EXERCISE INPUTS
+++

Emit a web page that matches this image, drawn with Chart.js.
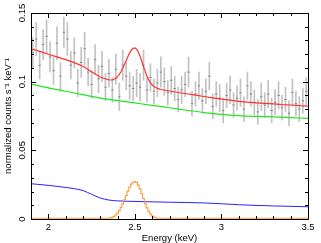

+++

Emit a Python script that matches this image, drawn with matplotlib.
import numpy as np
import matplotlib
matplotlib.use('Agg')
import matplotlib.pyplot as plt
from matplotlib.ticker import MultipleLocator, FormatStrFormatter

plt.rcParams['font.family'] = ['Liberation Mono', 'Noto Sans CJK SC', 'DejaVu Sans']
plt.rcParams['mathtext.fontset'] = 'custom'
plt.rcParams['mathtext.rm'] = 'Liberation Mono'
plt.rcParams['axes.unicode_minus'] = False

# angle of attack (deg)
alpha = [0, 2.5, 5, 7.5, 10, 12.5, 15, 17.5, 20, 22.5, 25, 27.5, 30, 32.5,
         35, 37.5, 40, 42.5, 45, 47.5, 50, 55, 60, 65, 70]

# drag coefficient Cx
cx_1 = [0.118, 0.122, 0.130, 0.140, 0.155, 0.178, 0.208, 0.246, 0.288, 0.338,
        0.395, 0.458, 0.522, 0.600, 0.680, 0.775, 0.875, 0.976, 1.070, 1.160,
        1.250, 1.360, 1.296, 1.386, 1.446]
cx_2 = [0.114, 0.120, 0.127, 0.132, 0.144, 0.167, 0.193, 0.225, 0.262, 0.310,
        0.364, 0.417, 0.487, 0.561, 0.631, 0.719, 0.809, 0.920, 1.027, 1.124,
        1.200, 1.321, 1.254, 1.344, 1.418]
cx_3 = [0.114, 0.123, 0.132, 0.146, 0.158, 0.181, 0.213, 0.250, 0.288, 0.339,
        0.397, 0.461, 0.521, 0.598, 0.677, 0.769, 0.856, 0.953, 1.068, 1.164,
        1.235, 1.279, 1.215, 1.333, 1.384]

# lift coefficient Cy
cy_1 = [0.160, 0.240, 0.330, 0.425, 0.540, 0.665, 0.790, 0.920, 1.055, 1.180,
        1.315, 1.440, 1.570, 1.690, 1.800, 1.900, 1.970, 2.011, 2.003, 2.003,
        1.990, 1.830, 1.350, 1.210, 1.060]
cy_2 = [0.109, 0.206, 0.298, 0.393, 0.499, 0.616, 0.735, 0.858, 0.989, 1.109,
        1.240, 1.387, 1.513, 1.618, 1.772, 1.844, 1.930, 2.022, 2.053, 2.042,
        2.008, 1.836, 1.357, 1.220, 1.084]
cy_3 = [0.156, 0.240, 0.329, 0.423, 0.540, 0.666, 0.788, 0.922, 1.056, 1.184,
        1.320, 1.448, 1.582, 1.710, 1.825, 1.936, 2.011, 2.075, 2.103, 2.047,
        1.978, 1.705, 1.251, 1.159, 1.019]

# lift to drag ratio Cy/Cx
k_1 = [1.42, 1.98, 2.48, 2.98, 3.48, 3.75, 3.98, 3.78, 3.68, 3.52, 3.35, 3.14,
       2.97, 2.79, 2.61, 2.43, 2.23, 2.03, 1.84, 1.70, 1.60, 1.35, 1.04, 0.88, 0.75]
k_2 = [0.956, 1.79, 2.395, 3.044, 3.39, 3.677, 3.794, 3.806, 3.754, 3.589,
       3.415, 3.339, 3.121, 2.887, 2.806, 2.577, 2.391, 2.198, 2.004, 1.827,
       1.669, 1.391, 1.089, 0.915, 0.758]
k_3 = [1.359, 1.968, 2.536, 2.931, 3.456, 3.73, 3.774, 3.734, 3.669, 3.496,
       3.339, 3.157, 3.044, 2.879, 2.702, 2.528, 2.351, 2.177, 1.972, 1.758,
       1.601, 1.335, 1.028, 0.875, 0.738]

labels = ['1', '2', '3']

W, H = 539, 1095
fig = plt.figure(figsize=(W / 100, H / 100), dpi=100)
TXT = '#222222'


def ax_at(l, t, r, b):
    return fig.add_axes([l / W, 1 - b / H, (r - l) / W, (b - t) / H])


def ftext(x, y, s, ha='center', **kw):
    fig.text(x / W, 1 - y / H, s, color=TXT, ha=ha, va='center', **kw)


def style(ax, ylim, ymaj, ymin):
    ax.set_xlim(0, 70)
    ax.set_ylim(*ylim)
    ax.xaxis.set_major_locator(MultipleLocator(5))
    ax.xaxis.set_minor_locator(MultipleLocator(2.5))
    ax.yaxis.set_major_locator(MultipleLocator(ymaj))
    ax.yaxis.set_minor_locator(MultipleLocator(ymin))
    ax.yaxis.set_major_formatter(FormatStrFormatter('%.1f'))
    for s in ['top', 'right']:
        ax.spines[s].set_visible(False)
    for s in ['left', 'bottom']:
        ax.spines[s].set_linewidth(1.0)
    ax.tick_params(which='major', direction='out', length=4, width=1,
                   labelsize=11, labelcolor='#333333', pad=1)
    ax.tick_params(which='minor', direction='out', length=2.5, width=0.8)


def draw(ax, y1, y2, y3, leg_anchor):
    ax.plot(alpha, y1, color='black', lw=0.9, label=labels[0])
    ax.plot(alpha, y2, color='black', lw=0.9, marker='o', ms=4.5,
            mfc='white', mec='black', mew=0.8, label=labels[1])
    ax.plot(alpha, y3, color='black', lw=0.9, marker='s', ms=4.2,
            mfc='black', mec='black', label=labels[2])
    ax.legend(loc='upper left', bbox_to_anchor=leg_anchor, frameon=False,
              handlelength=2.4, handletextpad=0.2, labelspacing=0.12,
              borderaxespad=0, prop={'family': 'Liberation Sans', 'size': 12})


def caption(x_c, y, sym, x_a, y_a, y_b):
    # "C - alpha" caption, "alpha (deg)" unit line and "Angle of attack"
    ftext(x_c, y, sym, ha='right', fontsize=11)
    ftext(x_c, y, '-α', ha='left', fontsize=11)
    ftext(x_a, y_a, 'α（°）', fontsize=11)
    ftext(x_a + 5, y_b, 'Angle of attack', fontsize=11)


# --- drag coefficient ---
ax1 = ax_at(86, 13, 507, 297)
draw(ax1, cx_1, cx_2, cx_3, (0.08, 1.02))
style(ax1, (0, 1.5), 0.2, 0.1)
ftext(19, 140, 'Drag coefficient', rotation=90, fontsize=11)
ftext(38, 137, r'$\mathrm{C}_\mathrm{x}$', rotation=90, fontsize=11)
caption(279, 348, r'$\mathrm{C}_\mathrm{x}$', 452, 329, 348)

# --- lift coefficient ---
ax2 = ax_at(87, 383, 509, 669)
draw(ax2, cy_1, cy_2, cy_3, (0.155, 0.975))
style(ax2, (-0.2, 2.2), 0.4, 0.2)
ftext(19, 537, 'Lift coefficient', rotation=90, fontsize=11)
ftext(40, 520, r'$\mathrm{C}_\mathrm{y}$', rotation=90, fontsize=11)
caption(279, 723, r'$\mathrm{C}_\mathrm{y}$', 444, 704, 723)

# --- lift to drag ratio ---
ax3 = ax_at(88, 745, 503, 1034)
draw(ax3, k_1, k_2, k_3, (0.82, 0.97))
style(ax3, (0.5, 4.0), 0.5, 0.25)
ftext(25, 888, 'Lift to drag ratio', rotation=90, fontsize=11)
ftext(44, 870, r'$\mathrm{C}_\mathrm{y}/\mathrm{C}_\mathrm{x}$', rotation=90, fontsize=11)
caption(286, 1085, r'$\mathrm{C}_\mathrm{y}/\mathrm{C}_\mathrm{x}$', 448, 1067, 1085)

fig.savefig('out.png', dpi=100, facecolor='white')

+++

TASK BRIEF
Begin at the line that has "Emit a Python"; stop after the line that has "35, 37.5, 40, 42.5, 45, 47.5, 50, 55, 60, 65, 70]". Copy every line in that span exactly.

ANSWER TO THE PROBLEM
Emit a Python script that matches this image, drawn with matplotlib.
import numpy as np
import matplotlib
matplotlib.use('Agg')
import matplotlib.pyplot as plt
from matplotlib.ticker import MultipleLocator, FormatStrFormatter

plt.rcParams['font.family'] = ['Liberation Mono', 'Noto Sans CJK SC', 'DejaVu Sans']
plt.rcParams['mathtext.fontset'] = 'custom'
plt.rcParams['mathtext.rm'] = 'Liberation Mono'
plt.rcParams['axes.unicode_minus'] = False

# angle of attack (deg)
alpha = [0, 2.5, 5, 7.5, 10, 12.5, 15, 17.5, 20, 22.5, 25, 27.5, 30, 32.5,
         35, 37.5, 40, 42.5, 45, 47.5, 50, 55, 60, 65, 70]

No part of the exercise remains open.